Output the full listing word for word.

■ SOURCE MATERIAL ■
----------------------------------------

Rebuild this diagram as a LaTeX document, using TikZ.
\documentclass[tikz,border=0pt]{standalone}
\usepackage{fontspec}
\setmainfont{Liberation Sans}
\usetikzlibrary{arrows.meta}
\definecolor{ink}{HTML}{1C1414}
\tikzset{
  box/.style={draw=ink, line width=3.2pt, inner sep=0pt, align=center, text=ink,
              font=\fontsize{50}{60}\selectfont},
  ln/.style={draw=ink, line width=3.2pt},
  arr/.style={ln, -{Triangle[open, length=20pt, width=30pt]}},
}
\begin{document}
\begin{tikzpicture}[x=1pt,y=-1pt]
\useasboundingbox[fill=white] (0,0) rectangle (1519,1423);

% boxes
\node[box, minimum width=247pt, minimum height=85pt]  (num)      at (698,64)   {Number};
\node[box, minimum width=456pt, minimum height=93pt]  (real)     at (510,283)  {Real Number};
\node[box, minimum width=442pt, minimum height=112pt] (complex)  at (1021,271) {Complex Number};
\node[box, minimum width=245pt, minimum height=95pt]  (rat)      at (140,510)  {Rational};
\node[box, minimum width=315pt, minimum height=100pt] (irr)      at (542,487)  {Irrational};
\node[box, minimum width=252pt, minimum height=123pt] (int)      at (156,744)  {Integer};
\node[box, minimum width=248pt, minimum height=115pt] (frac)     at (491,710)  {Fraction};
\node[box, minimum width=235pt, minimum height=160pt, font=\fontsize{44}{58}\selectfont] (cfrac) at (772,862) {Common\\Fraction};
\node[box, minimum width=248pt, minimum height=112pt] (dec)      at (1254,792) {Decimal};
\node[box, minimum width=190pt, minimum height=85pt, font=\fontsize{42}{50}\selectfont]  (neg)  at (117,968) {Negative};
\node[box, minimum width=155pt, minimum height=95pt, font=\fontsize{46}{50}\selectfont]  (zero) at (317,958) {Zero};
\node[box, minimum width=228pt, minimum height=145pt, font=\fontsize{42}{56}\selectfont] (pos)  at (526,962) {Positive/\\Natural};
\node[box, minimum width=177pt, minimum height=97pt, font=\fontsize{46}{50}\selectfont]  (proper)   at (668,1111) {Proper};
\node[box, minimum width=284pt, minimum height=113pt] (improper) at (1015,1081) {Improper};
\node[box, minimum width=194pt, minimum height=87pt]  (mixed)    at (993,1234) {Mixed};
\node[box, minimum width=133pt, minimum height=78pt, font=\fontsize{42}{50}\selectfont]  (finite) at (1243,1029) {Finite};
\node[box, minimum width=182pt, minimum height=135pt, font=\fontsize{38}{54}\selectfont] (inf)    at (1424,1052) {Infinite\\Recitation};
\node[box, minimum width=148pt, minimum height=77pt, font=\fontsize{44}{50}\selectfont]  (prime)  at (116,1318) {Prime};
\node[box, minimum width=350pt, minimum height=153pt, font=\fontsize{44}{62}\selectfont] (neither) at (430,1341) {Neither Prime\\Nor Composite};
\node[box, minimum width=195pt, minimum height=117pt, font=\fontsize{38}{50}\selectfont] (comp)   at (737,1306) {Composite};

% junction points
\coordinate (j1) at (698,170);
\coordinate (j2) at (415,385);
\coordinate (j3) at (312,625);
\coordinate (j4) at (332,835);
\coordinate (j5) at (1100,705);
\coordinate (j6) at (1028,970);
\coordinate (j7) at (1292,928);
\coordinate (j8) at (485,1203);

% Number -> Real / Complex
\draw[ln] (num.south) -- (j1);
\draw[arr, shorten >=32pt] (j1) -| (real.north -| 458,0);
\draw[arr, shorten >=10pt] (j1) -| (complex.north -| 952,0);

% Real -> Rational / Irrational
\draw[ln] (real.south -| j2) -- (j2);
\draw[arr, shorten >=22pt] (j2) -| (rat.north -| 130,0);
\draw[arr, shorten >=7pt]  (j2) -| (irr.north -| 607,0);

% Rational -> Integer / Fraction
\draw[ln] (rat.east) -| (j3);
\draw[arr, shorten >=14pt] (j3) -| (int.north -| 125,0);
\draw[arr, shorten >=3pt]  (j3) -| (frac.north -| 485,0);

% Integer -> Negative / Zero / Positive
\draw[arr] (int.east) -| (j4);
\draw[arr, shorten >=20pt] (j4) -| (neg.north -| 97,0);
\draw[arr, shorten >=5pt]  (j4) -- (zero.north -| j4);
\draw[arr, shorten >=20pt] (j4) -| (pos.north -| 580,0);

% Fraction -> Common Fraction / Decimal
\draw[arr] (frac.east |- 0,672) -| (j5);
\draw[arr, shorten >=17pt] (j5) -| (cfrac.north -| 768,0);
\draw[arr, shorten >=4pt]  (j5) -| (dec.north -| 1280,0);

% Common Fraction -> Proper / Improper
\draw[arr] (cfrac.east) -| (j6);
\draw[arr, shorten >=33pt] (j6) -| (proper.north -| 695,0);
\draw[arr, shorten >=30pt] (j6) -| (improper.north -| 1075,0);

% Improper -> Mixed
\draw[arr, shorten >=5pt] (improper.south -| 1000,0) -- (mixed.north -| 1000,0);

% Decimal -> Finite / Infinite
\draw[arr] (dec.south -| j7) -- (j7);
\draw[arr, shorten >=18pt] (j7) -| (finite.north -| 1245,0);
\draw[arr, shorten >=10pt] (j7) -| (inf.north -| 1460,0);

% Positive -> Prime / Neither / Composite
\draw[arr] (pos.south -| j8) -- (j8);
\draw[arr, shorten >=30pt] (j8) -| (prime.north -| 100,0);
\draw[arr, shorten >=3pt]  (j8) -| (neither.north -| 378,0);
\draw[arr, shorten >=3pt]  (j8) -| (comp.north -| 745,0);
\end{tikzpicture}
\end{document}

----------------------------------------

■ OUTPUT ■
Rebuild this diagram as a LaTeX document, using TikZ.
\documentclass[tikz,border=0pt]{standalone}
\usepackage{fontspec}
\setmainfont{Liberation Sans}
\usetikzlibrary{arrows.meta}
\definecolor{ink}{HTML}{1C1414}
\tikzset{
  box/.style={draw=ink, line width=3.2pt, inner sep=0pt, align=center, text=ink,
              font=\fontsize{50}{60}\selectfont},
  ln/.style={draw=ink, line width=3.2pt},
  arr/.style={ln, -{Triangle[open, length=20pt, width=30pt]}},
}
\begin{document}
\begin{tikzpicture}[x=1pt,y=-1pt]
\useasboundingbox[fill=white] (0,0) rectangle (1519,1423);

% boxes
\node[box, minimum width=247pt, minimum height=85pt]  (num)      at (698,64)   {Number};
\node[box, minimum width=456pt, minimum height=93pt]  (real)     at (510,283)  {Real Number};
\node[box, minimum width=442pt, minimum height=112pt] (complex)  at (1021,271) {Complex Number};
\node[box, minimum width=245pt, minimum height=95pt]  (rat)      at (140,510)  {Rational};
\node[box, minimum width=315pt, minimum height=100pt] (irr)      at (542,487)  {Irrational};
\node[box, minimum width=252pt, minimum height=123pt] (int)      at (156,744)  {Integer};
\node[box, minimum width=248pt, minimum height=115pt] (frac)     at (491,710)  {Fraction};
\node[box, minimum width=235pt, minimum height=160pt, font=\fontsize{44}{58}\selectfont] (cfrac) at (772,862) {Common\\Fraction};
\node[box, minimum width=248pt, minimum height=112pt] (dec)      at (1254,792) {Decimal};
\node[box, minimum width=190pt, minimum height=85pt, font=\fontsize{42}{50}\selectfont]  (neg)  at (117,968) {Negative};
\node[box, minimum width=155pt, minimum height=95pt, font=\fontsize{46}{50}\selectfont]  (zero) at (317,958) {Zero};
\node[box, minimum width=228pt, minimum height=145pt, font=\fontsize{42}{56}\selectfont] (pos)  at (526,962) {Positive/\\Natural};
\node[box, minimum width=177pt, minimum height=97pt, font=\fontsize{46}{50}\selectfont]  (proper)   at (668,1111) {Proper};
\node[box, minimum width=284pt, minimum height=113pt] (improper) at (1015,1081) {Improper};
\node[box, minimum width=194pt, minimum height=87pt]  (mixed)    at (993,1234) {Mixed};
\node[box, minimum width=133pt, minimum height=78pt, font=\fontsize{42}{50}\selectfont]  (finite) at (1243,1029) {Finite};
\node[box, minimum width=182pt, minimum height=135pt, font=\fontsize{38}{54}\selectfont] (inf)    at (1424,1052) {Infinite\\Recitation};
\node[box, minimum width=148pt, minimum height=77pt, font=\fontsize{44}{50}\selectfont]  (prime)  at (116,1318) {Prime};
\node[box, minimum width=350pt, minimum height=153pt, font=\fontsize{44}{62}\selectfont] (neither) at (430,1341) {Neither Prime\\Nor Composite};
\node[box, minimum width=195pt, minimum height=117pt, font=\fontsize{38}{50}\selectfont] (comp)   at (737,1306) {Composite};

% junction points
\coordinate (j1) at (698,170);
\coordinate (j2) at (415,385);
\coordinate (j3) at (312,625);
\coordinate (j4) at (332,835);
\coordinate (j5) at (1100,705);
\coordinate (j6) at (1028,970);
\coordinate (j7) at (1292,928);
\coordinate (j8) at (485,1203);

% Number -> Real / Complex
\draw[ln] (num.south) -- (j1);
\draw[arr, shorten >=32pt] (j1) -| (real.north -| 458,0);
\draw[arr, shorten >=10pt] (j1) -| (complex.north -| 952,0);

% Real -> Rational / Irrational
\draw[ln] (real.south -| j2) -- (j2);
\draw[arr, shorten >=22pt] (j2) -| (rat.north -| 130,0);
\draw[arr, shorten >=7pt]  (j2) -| (irr.north -| 607,0);

% Rational -> Integer / Fraction
\draw[ln] (rat.east) -| (j3);
\draw[arr, shorten >=14pt] (j3) -| (int.north -| 125,0);
\draw[arr, shorten >=3pt]  (j3) -| (frac.north -| 485,0);

% Integer -> Negative / Zero / Positive
\draw[arr] (int.east) -| (j4);
\draw[arr, shorten >=20pt] (j4) -| (neg.north -| 97,0);
\draw[arr, shorten >=5pt]  (j4) -- (zero.north -| j4);
\draw[arr, shorten >=20pt] (j4) -| (pos.north -| 580,0);

% Fraction -> Common Fraction / Decimal
\draw[arr] (frac.east |- 0,672) -| (j5);
\draw[arr, shorten >=17pt] (j5) -| (cfrac.north -| 768,0);
\draw[arr, shorten >=4pt]  (j5) -| (dec.north -| 1280,0);

% Common Fraction -> Proper / Improper
\draw[arr] (cfrac.east) -| (j6);
\draw[arr, shorten >=33pt] (j6) -| (proper.north -| 695,0);
\draw[arr, shorten >=30pt] (j6) -| (improper.north -| 1075,0);

% Improper -> Mixed
\draw[arr, shorten >=5pt] (improper.south -| 1000,0) -- (mixed.north -| 1000,0);

% Decimal -> Finite / Infinite
\draw[arr] (dec.south -| j7) -- (j7);
\draw[arr, shorten >=18pt] (j7) -| (finite.north -| 1245,0);
\draw[arr, shorten >=10pt] (j7) -| (inf.north -| 1460,0);

% Positive -> Prime / Neither / Composite
\draw[arr] (pos.south -| j8) -- (j8);
\draw[arr, shorten >=30pt] (j8) -| (prime.north -| 100,0);
\draw[arr, shorten >=3pt]  (j8) -| (neither.north -| 378,0);
\draw[arr, shorten >=3pt]  (j8) -| (comp.north -| 745,0);
\end{tikzpicture}
\end{document}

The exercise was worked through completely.